Bis in einzele Äußerungen lässt Miriam Gebhardt erkennen, wie sehr die Expertenempfehlung, sich zum Kind in aseptischer Distanz zu halten, sich vor die unmittelbare Wahrnehmung der Eltern schiebt und der erste Impuls, das Kind aufzunehmen, unterdrückt wird. Dabei bleibt sie aber nicht stehen, sondern konstatiert eine komplexe Entwicklung: „Wenn heute konservative Warner die angebliche ‚Erziehungskatastrophe‘ den ’68ern‘ und/oder der sich aufwerfenden Ratgeberflut anlasten wollen, irren sie.

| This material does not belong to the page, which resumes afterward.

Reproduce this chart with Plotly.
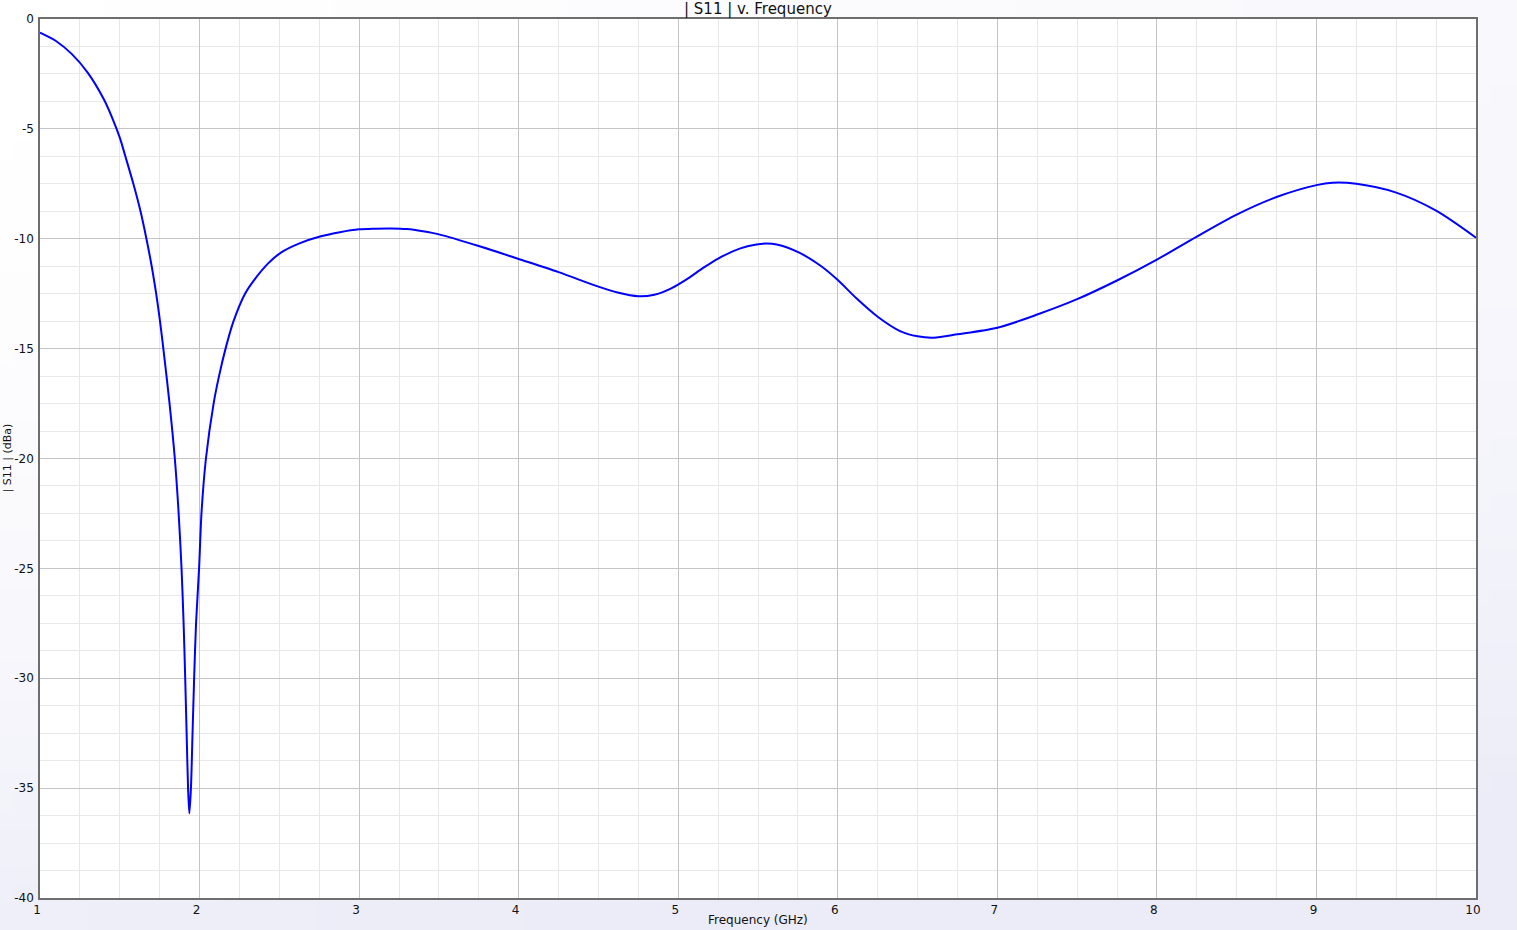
import base64, struct, zlib
import plotly.graph_objects as go

# ---- data ----
freq_ghz = [1.0, 1.1, 1.2, 1.3, 1.4, 1.45, 1.5, 1.535, 1.585, 1.63, 1.667, 1.70, 1.728, 1.752, 1.773,
            1.812, 1.845, 1.869, 1.887, 1.90, 1.91, 1.919, 1.928, 1.936, 1.946, 1.956, 1.966,
            1.978, 1.997, 2.012, 2.040, 2.088, 2.122, 2.163, 2.213, 2.285, 2.342, 2.43, 2.51,
            2.63, 2.755, 2.88, 3.0, 3.1, 3.2, 3.3, 3.4, 3.5, 3.75, 4.0, 4.25, 4.5, 4.62, 4.75,
            4.85, 4.95, 5.05, 5.15, 5.25, 5.385, 5.49, 5.55, 5.617, 5.755, 5.89, 6.0, 6.115,
            6.25, 6.39, 6.5, 6.6, 6.75, 7.0, 7.25, 7.5, 7.75, 8.0, 8.25, 8.5, 8.75, 9.0, 9.1,
            9.25, 9.5, 9.75, 10.0]
s11_db = [-0.62, -1.0, -1.6, -2.45, -3.65, -4.45, -5.4, -6.25, -7.5, -8.75, -10.0, -11.25, -12.5, -13.75, -15.0,
          -17.5, -20.0, -22.5, -25.0, -27.5, -30.0, -32.5, -35.0, -36.15, -35.0, -32.5, -30.0,
          -27.5, -25.0, -22.5, -20.0, -17.5, -16.25, -15.0, -13.75, -12.5, -11.88, -11.12, -10.63,
          -10.2, -9.9, -9.7, -9.57, -9.54, -9.53, -9.56, -9.66, -9.8, -10.33, -10.92, -11.52, -12.18,
          -12.45, -12.62, -12.55, -12.28, -11.86, -11.36, -10.9, -10.45, -10.26, -10.22, -10.26, -10.62,
          -11.22, -11.88, -12.7, -13.55, -14.2, -14.44, -14.5, -14.35, -14.05, -13.45, -12.75, -11.9,
          -10.95, -9.9, -8.9, -8.1, -7.56, -7.45, -7.5, -7.9, -8.72, -9.95]

x_tickvals = [1, 2, 3, 4, 5, 6, 7, 8, 9, 10]
x_ticktext = ["1", "2", "3", "4", "5", "6", "7", "8", "9", "10"]
y_tickvals = [0, -5, -10, -15, -20, -25, -30, -35, -40]
y_ticktext = ["0", "-5", "-10", "-15", "-20", "-25", "-30", "-35", "-40"]

title_text = "| S11 | v. Frequency"
x_title = "Frequency (GHz)"
y_title = "| S11 | (dBa)"

# ---- layout geometry ----
W, H = 1517, 930
L, R, T, B = 40, 41, 19, 32
PW, PH = W - L - R, H - T - B


def gradient_png(w, h):
    rows = []
    c0 = (255, 255, 255)
    c1 = (236, 236, 248)
    for j in range(h):
        row = bytearray([0])
        for i in range(w):
            t = (j / (h - 1)) ** 2 * 0.85 + 0.35 * (i / (w - 1))
            t = max(0.0, min(1.0, t))
            for k in range(3):
                row.append(int(round(c0[k] + (c1[k] - c0[k]) * t)))
        rows.append(bytes(row))
    raw = b"".join(rows)

    def chunk(tag, data):
        c = struct.pack(">I", len(data)) + tag + data
        return c + struct.pack(">I", zlib.crc32(tag + data) & 0xFFFFFFFF)

    png = b"\x89PNG\r\n\x1a\n"
    png += chunk(b"IHDR", struct.pack(">IIBBBBB", w, h, 8, 2, 0, 0, 0))
    png += chunk(b"IDAT", zlib.compress(raw, 9))
    png += chunk(b"IEND", b"")
    return "data:image/png;base64," + base64.b64encode(png).decode()


bg_src = gradient_png(80, 50)

font_family = "DejaVu Sans, Verdana, sans-serif"

fig = go.Figure()
fig.add_trace(go.Scatter(
    x=freq_ghz, y=s11_db, mode="lines",
    line=dict(color="#0000ff", width=2, shape="spline", smoothing=0.8),
    showlegend=False, hoverinfo="x+y",
))

axis_common = dict(
    showline=True, linecolor="#6e6e6e", linewidth=1.5, mirror=True,
    showgrid=True, gridcolor="#c4c4c4", gridwidth=1,
    zeroline=False, ticks="", automargin=False,
    tickfont=dict(family=font_family, size=12, color="#111111"),
)

fig.update_layout(
    width=W, height=H,
    margin=dict(l=L, r=R, t=T, b=B, pad=0),
    paper_bgcolor="#f4f4fb",
    plot_bgcolor="#ffffff",
    font=dict(family=font_family, color="#111111"),
    xaxis=dict(range=[1, 10], tickvals=x_tickvals, ticktext=x_ticktext,
               minor=dict(dtick=0.25, tick0=1, showgrid=True, gridcolor="#e8e8e8", gridwidth=1),
               ticklabelshift=-3,
               **axis_common),
    yaxis=dict(range=[-40, 0], tickvals=y_tickvals, ticktext=y_ticktext,
               minor=dict(dtick=1.25, tick0=0, showgrid=True, gridcolor="#e8e8e8", gridwidth=1),
               ticklabelstandoff=2,
               **axis_common),
    images=[dict(source=bg_src, xref="paper", yref="paper",
                 x=-L / PW, y=1 + T / PH, sizex=W / PW, sizey=H / PH,
                 xanchor="left", yanchor="top", sizing="stretch", layer="below")],
    shapes=[dict(type="rect", xref="paper", yref="paper", x0=0, x1=1, y0=0, y1=1,
                 fillcolor="#ffffff", line=dict(width=0), layer="below")],
    annotations=[
        dict(text=title_text, xref="paper", yref="paper", x=0.5, y=1 + 10 / PH,
             xanchor="center", yanchor="middle", showarrow=False,
             font=dict(family=font_family, size=15, color="#111111")),
        dict(text=x_title, xref="paper", yref="paper", x=0.5, y=-22 / PH,
             xanchor="center", yanchor="middle", showarrow=False,
             font=dict(family=font_family, size=12, color="#111111")),
        dict(text=y_title, xref="paper", yref="paper", x=-33 / PW, y=0.5,
             xanchor="center", yanchor="middle", showarrow=False, textangle=-90,
             font=dict(family=font_family, size=11, color="#111111")),
    ],
)

fig.write_html("out.html", config={"displayModeBar": False},
               post_script="document.body.style.margin='0px';document.body.style.overflow='hidden';")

Die Orientierung an der Expertise ist ein historisch gewachsenes Phänomen seit dem 19. Jahrhundert (…). Seither verbinden die informierten Schichten mit der expertengeleiteten Lebensführung den Anspruch, ‚richtig‘ zu handeln, setzen sich von anderen Gesellschaftsschichten ab und bevormunden sie auf der Grundlage ihres aktuellen Wissens.“

Wenn Michael Winterhoff es zulässt, dass man seine Symbiosethese der Eltern-Kind-Beziehung auf die alte Tyrannenthese reduziert und er also als Wiedergänger von Jirina Prekops Der kleine Tyrann von 1988 erscheint, kann man dies nur auf seine Unkenntnis der historisch fundierten Plausibilitätskriterien seiner Leser zurück führen. Mit Prekop ging man damals schon wieder in den pädagogischen Schützengraben. Und Winterhoff lässt sich vom Verlag den Patronengürtel umschnallen. Und was machen die informierten Schichten? Sie kaufen, laden nach und bevormunden.